Operating performance cited alongside the legal update
Embassy Developments linked the legal closure with its operational performance in FY26. The company reported pre-sales of approximately INR 4,600 crore during FY26. It also reported its highest-ever quarterly bookings in the fourth quarter. These figures were cited by the company as evidence of sustained demand and execution momentum. While the insolvency admission created uncertainty, the company maintained throughout that its underlying business continued normally. The pre-sales disclosure provides a concrete operating datapoint that the company has used to support that narrative.
How the case moved through hearings and interim relief
Embassy Developments’ updates referenced a period where the NCLAT had granted interim protection during the appeal. The company said the impugned NCLT order admitting CIRP continued to remain stayed by the NCLAT, keeping the insolvency process inoperative. Disclosures also mentioned hearing milestones: the NCLAT heard the matter on February 27, 2026 and continued the stay, marking the case as part-heard. The matter saw an adjournment on March 19, 2026, with the next listing set for April 10, 2026. On April 24, 2026, the hearing was held and the order was reserved, with a timeline provided for written submissions. The final outcome, pronounced on May 4, 2026, set aside the NCLT admission and closed the CIRP.

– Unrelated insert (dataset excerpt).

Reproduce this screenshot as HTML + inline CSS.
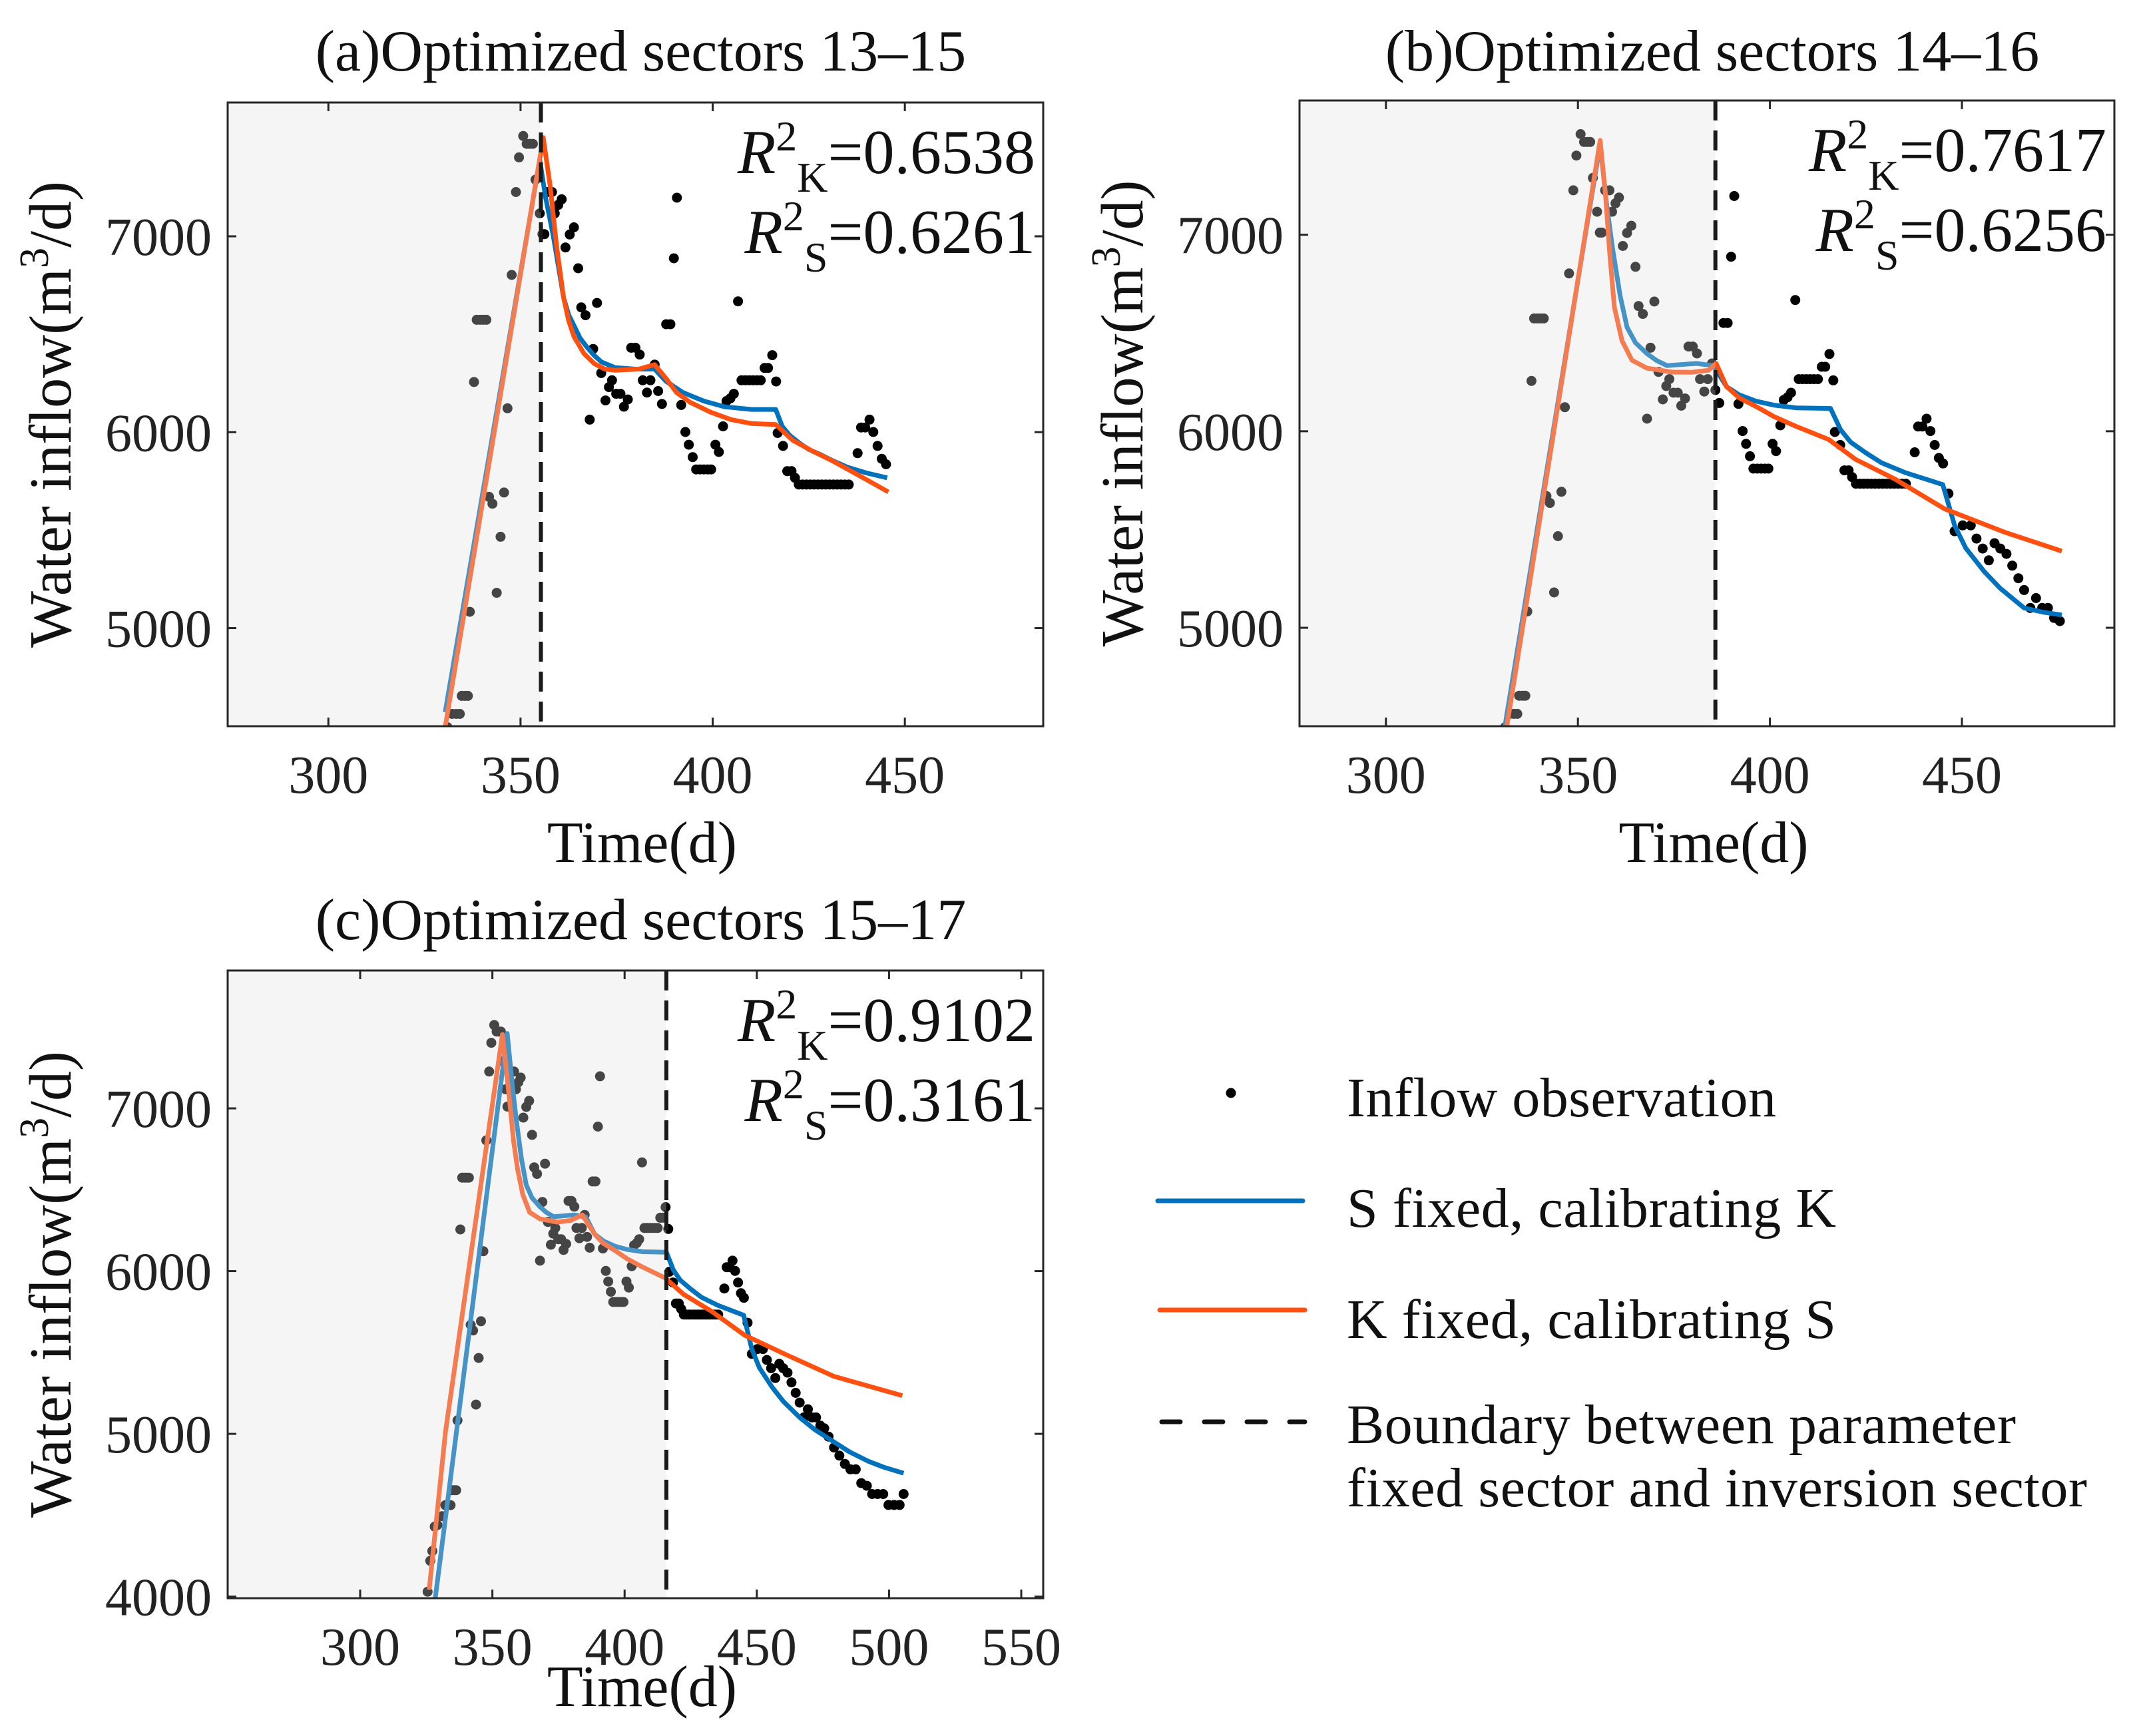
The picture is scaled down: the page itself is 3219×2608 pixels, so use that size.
<!DOCTYPE html>
<html><head><meta charset="utf-8"><style>
html,body{margin:0;padding:0;background:#fff;}
svg{display:block;font-family:"Liberation Serif","Times New Roman",serif;}
</style></head><body>
<svg id="fig" width="3219" height="2608" viewBox="0 0 3219 2608" xmlns="http://www.w3.org/2000/svg">
<rect x="0" y="0" width="3219" height="2608" fill="#fff"/>
<g id="legend">
  <circle cx="1849" cy="1642" r="7.5" fill="#000"/>
  <text x="2023" y="1677" font-size="84" textLength="645" fill="#111">Inflow observation</text>
  <line x1="1739" y1="1804" x2="1957" y2="1804" stroke="#0072BD" stroke-width="7" stroke-linecap="round"/>
  <text x="2023" y="1843" font-size="84" textLength="735" fill="#111">S fixed, calibrating K</text>
  <line x1="1742" y1="1968" x2="1960" y2="1968" stroke="#FF5010" stroke-width="7" stroke-linecap="round"/>
  <text x="2023" y="2010" font-size="84" textLength="735" fill="#111">K fixed, calibrating S</text>
  <line x1="1745" y1="2136" x2="1960" y2="2136" stroke="#111" stroke-width="7" stroke-dasharray="28 36" stroke-linecap="round"/>
  <text x="2023" y="2168" font-size="84" textLength="1005" fill="#111">Boundary between parameter</text>
  <text x="2023" y="2263" font-size="84" textLength="1112" fill="#111">fixed sector and inversion sector</text>
</g>
</svg>
<script>
// ---- Data (shared observation series) ----
const obsDays = [325.5,326.5,327.3,328.2,329.2,331,332.2,333.3,334.2,334.7,335.6,336.3,336.8,337.9,338.6,339.5,340.3,341.1,341.8,342.7,343.8,344.8,345.7,346.6,347.7,348.8,349.6,350.7,351.6,352.4,353.2,353.9,355,355.7,356.2,357.1,358.2,358.9,359.8,360.7,361.7,362.8,363.9,365,365.8,366.9,368,368.9,369.9,371,372.1,373,373.8,374.9,376,376.9,377.9,378.8,379.9,381,381.8,382.9,383.8,384.9,385.8,386.8,387.9,389,389.9,390.7,391.8,392.9,393.8,394.8,395.7,396.7,397.7,398.7,399.6,400.7,401.6,402.7,403.6,404.6,405.5,406.6,407.5,408.5,409.5,410.5,411.5,412.5,413.5,414.4,415.5,416.5,416.9,418.3,419.4,420.5,421.4,422.4,423.4,424.4,425.4,426.4,427.4,428.4,429.4,430.4,431.4,432.4,433.4,434.4,435.4,437.7,438.6,439.7,440.8,441.8,442.9,444,445.1,446.5,448.1,450.2,452.3,453.8,455.4,457,458.5,460,461.6,463.1,464.7,466.2,467.8,469.3,470.9,472.4,474,475.5,477.1,479.2,481.2,483.3,485.4,487.4,489.5,491.6,493.6,495.7,497.8,499.8,501.9,504,505.5];
const obsInflow = [4030,4220,4280,4430,4440,4494,4562,4562,4562,4654,4654,4654,5083,6256,6574,6574,6574,6574,5670,5635,5180,5466,5692,6122,6803,7226,7403,7512,7472,7472,7472,7289,7117,7011,7011,7226,7226,7117,7160,7189,6943,7009,7046,6837,6637,6597,6064,6425,6660,6302,6162,6230,6265,6196,6196,6130,6167,6431,6431,6396,6265,6202,6265,6345,6210,6144,6551,6551,6888,7197,6139,6001,5936,5873,5810,5810,5810,5810,5810,5936,5899,6030,6159,6173,6196,6668,6265,6265,6265,6265,6265,6265,6328,6328,6393,6259,5996,5930,5801,5801,5767,5733,5733,5733,5733,5733,5733,5733,5733,5733,5733,5733,5733,5733,5733,5893,6024,6024,6064,6001,5930,5864,5836,5683,5491,5521,5521,5454,5403,5343,5430,5403,5376,5316,5252,5192,5101,5151,5101,5101,5050,5034,4983,4916,4866,4815,4782,4782,4697,4681,4630,4630,4630,4563,4563,4563,4630];

// Panel (a) model curves
const aBlueDays = [330.4,355,356.5,358.5,360,361.2,362.5,363.9,365.5,367.4,369,371,374.6,379.9,384.9,387.9,392.3,397.7,403,410.1,416.4,418.1,420,422.6,425,427.9,431,435.1,440,445.4];
const aBlueInflow = [4571,7389,7200,7003,6830,6688,6600,6545,6480,6431,6395,6359,6330,6322,6322,6259,6202,6159,6130,6116,6116,6030,5985,5944,5912,5887,5857,5821,5792,5767];
const aOrangeDays = [330.4,355.9,357.7,359.4,361.2,362.5,363.9,366.5,369.2,371.9,374.6,380.8,384.9,387.9,390.6,394.1,399.5,404.8,410.1,416.4,420.8,426.2,431.5,438.6,445.7];
const aOrangeInflow = [4494,7504,7260,6946,6688,6570,6488,6402,6350,6322,6316,6322,6345,6273,6202,6153,6102,6064,6044,6039,5959,5901,5850,5773,5695];

// Panel (b) model curves
const bBlueDays = [331,355.8,357.5,359,361,362.8,365,368,370.5,373.2,380.9,385.3,388.7,392,396.4,401,406.8,415.8,418.4,421,424.9,429,435.2,445,448.1,451,455.8,460,466.2,471,476];
const bBlueInflow = [4500,7460,7150,6933,6690,6529,6450,6395,6360,6334,6345,6334,6227,6185,6153,6133,6119,6116,6008,5945,5891,5840,5790,5729,5521,5405,5286,5200,5101,5080,5065];
const bOrangeDays = [331.5,355.8,357.2,358.3,359.5,361.5,364.1,368,374.5,379.6,384,386,388.7,392,396.4,401,406.8,415.3,422.3,432.6,445.5,461,476];
const bOrangeInflow = [4500,7480,7200,6900,6630,6460,6361,6321,6301,6300,6310,6345,6227,6170,6126,6075,6025,5958,5857,5756,5605,5487,5390];

// Panel (c) model curves
const cBlueDays = [328.4,355.6,357.5,359,361,362.8,365,368,370.5,373.2,380.9,385.3,388.7,392,396.4,401,406.8,415.8,418.4,421,424.9,429,435.2,445,448.1,451,455.8,460,466.2,472,479.2,485,492.1,498,505.5];
const cBlueInflow = [3990,7460,7150,6933,6690,6529,6450,6395,6360,6334,6345,6334,6227,6185,6153,6133,6119,6116,6008,5945,5891,5840,5790,5729,5521,5405,5286,5200,5101,5025,4950,4890,4832,4795,4758];
const cOrangeDays = [326.1,332.3,353.8,356.4,358,359.5,361.5,364.1,368,374.5,379.6,384,388.7,392,396.4,401,406.8,415.3,422.3,432.6,445.5,461,479.2,505];
const cOrangeInflow = [4042,5017,7454,7067,6800,6630,6470,6361,6321,6301,6311,6345,6227,6170,6126,6075,6025,5958,5857,5756,5605,5487,5353,5235];

// Boundary days (end of parameter-fixed sector)
const boundaryDays = [355.3, 385.8, 415.8];
const lastObsDay = [445.5, 476.5, 506];
const r2K = ["0.6538", "0.7617", "0.9102"];
const r2S = ["0.6261", "0.6256", "0.3161"];
const titles = ["(a)Optimized sectors 13\u201315", "(b)Optimized sectors 14\u201316", "(c)Optimized sectors 15\u201317"];
const xTicksAB = [300, 350, 400, 450];
const xTicksC = [300, 350, 400, 450, 500, 550];
const yTicksAB = [5000, 6000, 7000];
const yTicksC = [4000, 5000, 6000, 7000];

const NS = "http://www.w3.org/2000/svg";
const svg = document.getElementById('fig');
function mk(tag, attrs, parent) {
  const e = document.createElementNS(NS, tag);
  for (const k in attrs) e.setAttribute(k, attrs[k]);
  (parent || svg).appendChild(e);
  return e;
}

const panels = [
  {key:'a', L:342, R:1567, T:154, B:1091, x0:273.8, x1:486.0, y0:4499, y1:7683, xt:xTicksAB, yt:yTicksAB, blueD:aBlueDays, blueV:aBlueInflow, orD:aOrangeDays, orV:aOrangeInflow, titleY:106, xlabY:1295},
  {key:'b', L:1952, R:3176, T:151, B:1091, x0:277.5, x1:489.7, y0:4499, y1:7683, xt:xTicksAB, yt:yTicksAB, blueD:bBlueDays, blueV:bBlueInflow, orD:bOrangeDays, orV:bOrangeInflow, titleY:106, xlabY:1295},
  {key:'c', L:342, R:1567, T:1458, B:2401, x0:249.9, x1:558.3, y0:3990, y1:7847, xt:xTicksC, yt:yTicksC, blueD:cBlueDays, blueV:cBlueInflow, orD:cOrangeDays, orV:cOrangeInflow, titleY:1411, xlabY:2563}
];

panels.forEach((p, i) => {
  const sx = v => p.L + (v - p.x0) / (p.x1 - p.x0) * (p.R - p.L);
  const sy = v => p.B - (v - p.y0) / (p.y1 - p.y0) * (p.B - p.T);
  const g = mk('g', {});
  
  

  const clip = mk('clipPath', {id: 'clip-' + p.key}, g);
  mk('rect', {x: p.L, y: p.T, width: p.R - p.L, height: p.B - p.T}, clip);
  const plot = mk('g', {'clip-path': 'url(#clip-' + p.key + ')'}, g);
  
  

  for (let j = 0; j < obsDays.length; j++) {
    if (obsDays[j] > lastObsDay[i]) continue;
    const c = mk('circle', {cx: sx(obsDays[j]).toFixed(1), cy: sy(obsInflow[j]).toFixed(1), r: 7.5, fill: '#000'}, plot);
    
    
  }
  const line = (D, V) => D.map((d, k) => (k ? 'L' : 'M') + sx(d).toFixed(1) + ',' + sy(V[k]).toFixed(1)).join(' ');
  const bl = mk('path', {d: line(p.blueD, p.blueV), fill: 'none', stroke: '#0072BD', 'stroke-width': 7, 'stroke-linejoin': 'round'}, plot);
  
  
  const ol = mk('path', {d: line(p.orD, p.orV), fill: 'none', stroke: '#FF5010', 'stroke-width': 7, 'stroke-linejoin': 'round'}, plot);
  
  

  const bx = sx(boundaryDays[i]);
  const sh = mk('rect', {x: p.L, y: p.T, width: bx - p.L, height: p.B - p.T, fill: 'rgb(222,222,222)', 'fill-opacity': 0.31}, plot);
  
  
  const dl = mk('line', {x1: bx, y1: p.T, x2: bx, y2: p.B, stroke: '#1a1a1a', 'stroke-width': 6, 'stroke-dasharray': '30 15'}, plot);
  
  

  const box = mk('rect', {x: p.L, y: p.T, width: p.R - p.L, height: p.B - p.T, fill: 'none', stroke: '#262626', 'stroke-width': 3}, g);
  
  
  p.xt.forEach(t => {
    const x = sx(t);
    mk('line', {x1: x, y1: p.B, x2: x, y2: p.B - 13, stroke: '#262626', 'stroke-width': 3}, g);
    mk('line', {x1: x, y1: p.T, x2: x, y2: p.T + 13, stroke: '#262626', 'stroke-width': 3}, g);
    const tx = mk('text', {x: x, y: p.B + 100, 'font-size': 80, 'text-anchor': 'middle', fill: '#222'}, g);
    tx.textContent = t;
    
    
  });
  p.yt.forEach(t => {
    const y = sy(t);
    mk('line', {x1: p.L, y1: y, x2: p.L + 13, y2: y, stroke: '#262626', 'stroke-width': 3}, g);
    mk('line', {x1: p.R, y1: y, x2: p.R - 13, y2: y, stroke: '#262626', 'stroke-width': 3}, g);
    const ty = mk('text', {x: p.L - 24, y: y + 28, 'font-size': 80, 'text-anchor': 'end', fill: '#222'}, g);
    ty.textContent = t;
    
    
  });

  const tt = mk('text', {x: (p.L + p.R) / 2 + 8, y: p.titleY, 'font-size': 88, 'text-anchor': 'middle', fill: '#111'}, g);
  tt.textContent = titles[i];
  
  
  const xl = mk('text', {x: (p.L + p.R) / 2 + 10, y: p.xlabY, 'font-size': 88, 'text-anchor': 'middle', fill: '#111'}, g);
  xl.textContent = 'Time(d)';
  
  
  const cy = (p.T + p.B) / 2;
  const yl = mk('text', {x: 0, y: 0, 'font-size': 90, 'text-anchor': 'middle', fill: '#111', transform: 'translate(' + (p.L - 236) + ',' + cy + ') rotate(-90)'}, g);
  
  
  yl.innerHTML = 'Water inflow(m<tspan font-size="62" dy="-34">3</tspan><tspan dy="34">/d)</tspan>';

  const rk = mk('text', {x: p.R - 12, y: p.T + 106, 'font-size': 94, 'text-anchor': 'end', fill: '#111'}, g);
  
  
  rk.innerHTML = '<tspan font-style="italic">R</tspan><tspan font-size="64" dy="-34">2</tspan><tspan font-size="64" dy="62">K</tspan><tspan dy="-28">=' + r2K[i] + '</tspan>';
  const rs = mk('text', {x: p.R - 12, y: p.T + 226, 'font-size': 94, 'text-anchor': 'end', fill: '#111'}, g);
  
  
  rs.innerHTML = '<tspan font-style="italic">R</tspan><tspan font-size="64" dy="-34">2</tspan><tspan font-size="64" dy="62">S</tspan><tspan dy="-28">=' + r2S[i] + '</tspan>';
});
</script>
</body></html>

Surveillance measures and the exchange-facing context
Separately, the company disclosed on April 10, 2026 a temporary surveillance action by stock exchanges on account of an upward price variation exceeding 25% over five trading sessions. Embassy Developments also stated it requested BSE and NSE to remove its shares from the Additional Surveillance Measure (ASM) framework and the BE (Trade-to-Trade) segment in light of the NCLAT stay. These references show the issue had both legal and market-facing dimensions during the pendency of the appeal. However, the company’s central point remained that operations and projects continued without disruption.
Key facts table
Why the decision matters for investors and counterparties
A CIRP admission can constrain a listed developer’s flexibility with lenders, vendors, and ongoing project execution, even when operations continue on the ground. Embassy Developments has said the NCLAT stay kept the process inoperative earlier, but a final setting aside of the NCLT order provides formal closure. The company also stated that all directions arising from the NCLT order have been terminated, which is relevant to how stakeholders assess ongoing compliance steps from the earlier admission. The company’s insistence that operations and projects were unaffected is now positioned alongside the tribunal outcome, rather than in spite of an ongoing insolvency process. The next procedural step mentioned is the receipt and filing of the formal written order.
Conclusion
Embassy Developments has secured appellate relief after the NCLAT set aside the NCLT’s December 2025 order that admitted CIRP against the company, closing insolvency proceedings and terminating related directions. The tribunal cited Section 10A of the IBC, with the default alleged by Canara Bank described as falling within the barred period. The company reiterated that operations, projects, and stakeholders were unaffected and backed the statement with FY26 pre-sales of approximately INR 4,600 crore. Embassy Developments has said the written order is awaited and will be filed upon receipt.